The Man & the Hotel Room
Come to my hotel room, he says.
And she does.
Before.
The gray area between pursuit and assault is a tricky one. Perhaps coy behavior worked well coupled with college and keg beer, maybe an innocent suggestion that garnered success, maybe a person who brims with confidence and no one was ever stern or said no. Simply, a person does what they have always done and been allowed to do, not necessarily related to sex, the issue is in the ever so broken chain of command.
During.
The line is clear now. There is no reading of signals, unless the reading is entirely one-sided. There is no consensual relationship unless one person feels they have no choice, but what is no choice? This can be tricky too. If the choice is a job, then perhaps it is a choice. Do as I say or be killed? In that case, the choice is clear that there is no other option.
After.
It’s over or maybe it’s not over. Maybe it continues for years or five minutes. Maybe that person got the coveted job or position or movie role. Should I tell or not tell? Was I forced or did I choose? Was there even a choice? Stay silent or speak up, an hour or a year or a decade, the after can stretch quite a long while.
Sexual assault. Sexual misconduct. Sexual harassment. Unwanted sexual advances.
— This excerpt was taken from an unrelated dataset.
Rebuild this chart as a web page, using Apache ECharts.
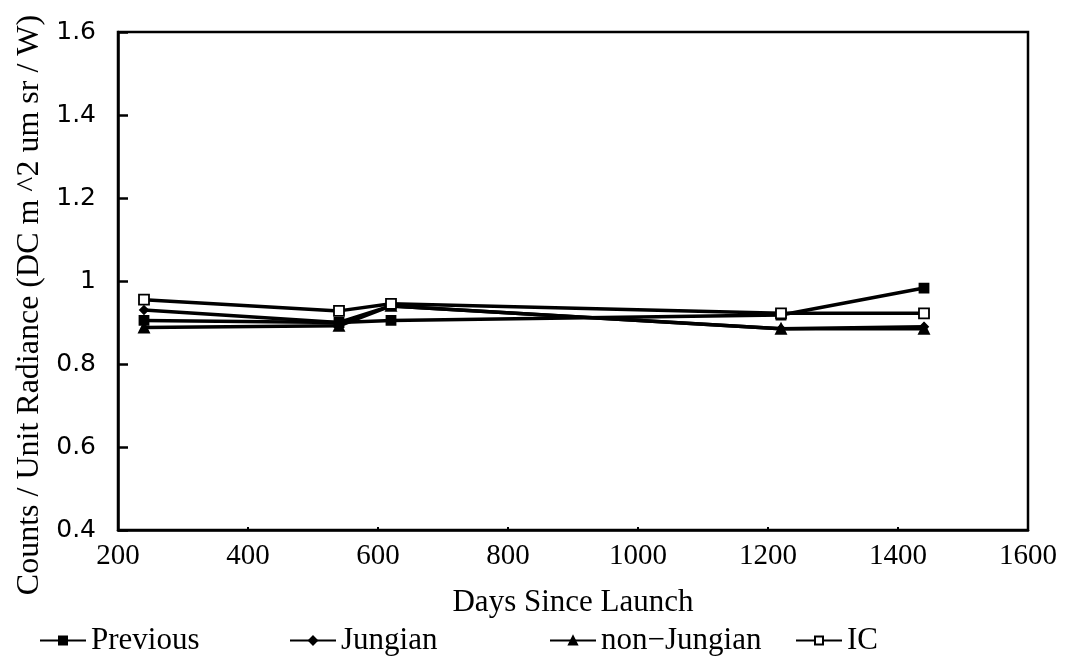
<!DOCTYPE html>
<html>
<head>
<meta charset="utf-8">
<script src="https://cdn.jsdelivr.net/npm/echarts@6/dist/echarts.min.js"></script>
<style>
  html, body { margin: 0; padding: 0; background: #fff; }
  #chart { width: 1066px; height: 662px; }
</style>
</head>
<body>
<div id="chart"></div>
<script>
// Sampling days (days since launch)
const days = [240, 540, 620, 1220, 1440];

// Counts per unit radiance for each calibration set
const previous   = [0.905, 0.900, 0.905, 0.918, 0.983];
const jungian    = [0.930, 0.900, 0.940, 0.885, 0.890];
const nonJungian = [0.888, 0.892, 0.940, 0.885, 0.885];
const ic         = [0.955, 0.928, 0.945, 0.922, 0.922];

const seriesNames = ['Previous', 'Jungian', 'non\u2212Jungian', 'IC'];
const yTitle = 'Counts / Unit Radiance (DC m ^2 um sr / W)';
const xTitle = 'Days Since Launch';

const serif = '"Liberation Serif", "DejaVu Serif", serif';
const sans = '"DejaVu Sans", Verdana, sans-serif';

function pairs(values) {
  return days.map((d, i) => [d, values[i]]);
}

function lineSeries(name, values, symbol, size, fill) {
  return {
    name: name,
    type: 'line',
    data: pairs(values),
    symbol: symbol,
    symbolSize: size,
    showSymbol: true,
    lineStyle: { color: '#000', width: 3.5 },
    itemStyle: { color: fill, borderColor: '#000', borderWidth: 1.8 },
    emphasis: { disabled: true },
    animation: false
  };
}

const chart = echarts.init(document.getElementById('chart'), null, { renderer: 'canvas' });

const legendText = { fontFamily: serif, fontSize: 31, color: '#000' };
function legendAt(name, left) {
  return {
    data: [name],
    left: left,
    top: 620,
    itemWidth: 46,
    itemHeight: 10,
    itemGap: 0,
    textStyle: legendText,
    selectedMode: false
  };
}

chart.setOption({
  backgroundColor: '#fff',
  animation: false,
  grid: {
    left: 118, right: 38, top: 32, bottom: 132,
    show: true, borderColor: '#000', borderWidth: 2.5, containLabel: false
  },
  legend: [
    legendAt(seriesNames[0], 34),
    legendAt(seriesNames[1], 284),
    legendAt(seriesNames[2], 544),
    legendAt(seriesNames[3], 790)
  ],
  graphic: [{
    type: 'text',
    x: 30,
    y: 305,
    rotation: Math.PI / 2,
    style: {
      text: yTitle,
      fontFamily: serif,
      fontSize: 32,
      fill: '#000',
      textAlign: 'center',
      textVerticalAlign: 'middle'
    }
  }],
  xAxis: {
    type: 'value',
    min: 200, max: 1600, interval: 200,
    name: xTitle,
    nameLocation: 'middle',
    nameGap: 57,
    nameTextStyle: { fontFamily: serif, fontSize: 31, color: '#000' },
    axisLine: { show: true, lineStyle: { color: '#000', width: 2.5 } },
    axisTick: { show: true, inside: true, length: 3, lineStyle: { color: '#000', width: 2 } },
    axisLabel: {
      fontFamily: serif, fontSize: 29, color: '#000', margin: 12,
      formatter: v => String(v)
    },
    splitLine: { show: false }
  },
  yAxis: {
    type: 'value',
    min: 0.4, max: 1.6, interval: 0.2,
    axisLine: { show: true, lineStyle: { color: '#000', width: 2.5 } },
    axisTick: { show: true, inside: true, length: 10, lineStyle: { color: '#000', width: 2.5 } },
    axisLabel: {
      fontFamily: sans, fontSize: 25, color: '#000', margin: 22,
      formatter: v => String(Math.round(v * 10) / 10)
    },
    splitLine: { show: false }
  },
  series: [
    lineSeries(seriesNames[0], previous, 'rect', 9, '#000'),
    lineSeries(seriesNames[1], jungian, 'diamond', 8, '#000'),
    lineSeries(seriesNames[2], nonJungian, 'triangle', 10, '#000'),
    lineSeries(seriesNames[3], ic, 'rect', 10, '#fff')
  ]
});
</script>
</body>
</html>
They all mean different things, yet the root of power runs deep. I have two friends that were raped as children, powerless to make a choice.
We need to raise sons who aren’t treated as deities.
We need to hire men and not treat them as deities.
We need to raise daughters who feel powerful.
We need to hire women who are supported in their strength.
We need to talk about the offering, the making and the confronting of choices.
Come to my hotel room, he says.
Fuck you, she says.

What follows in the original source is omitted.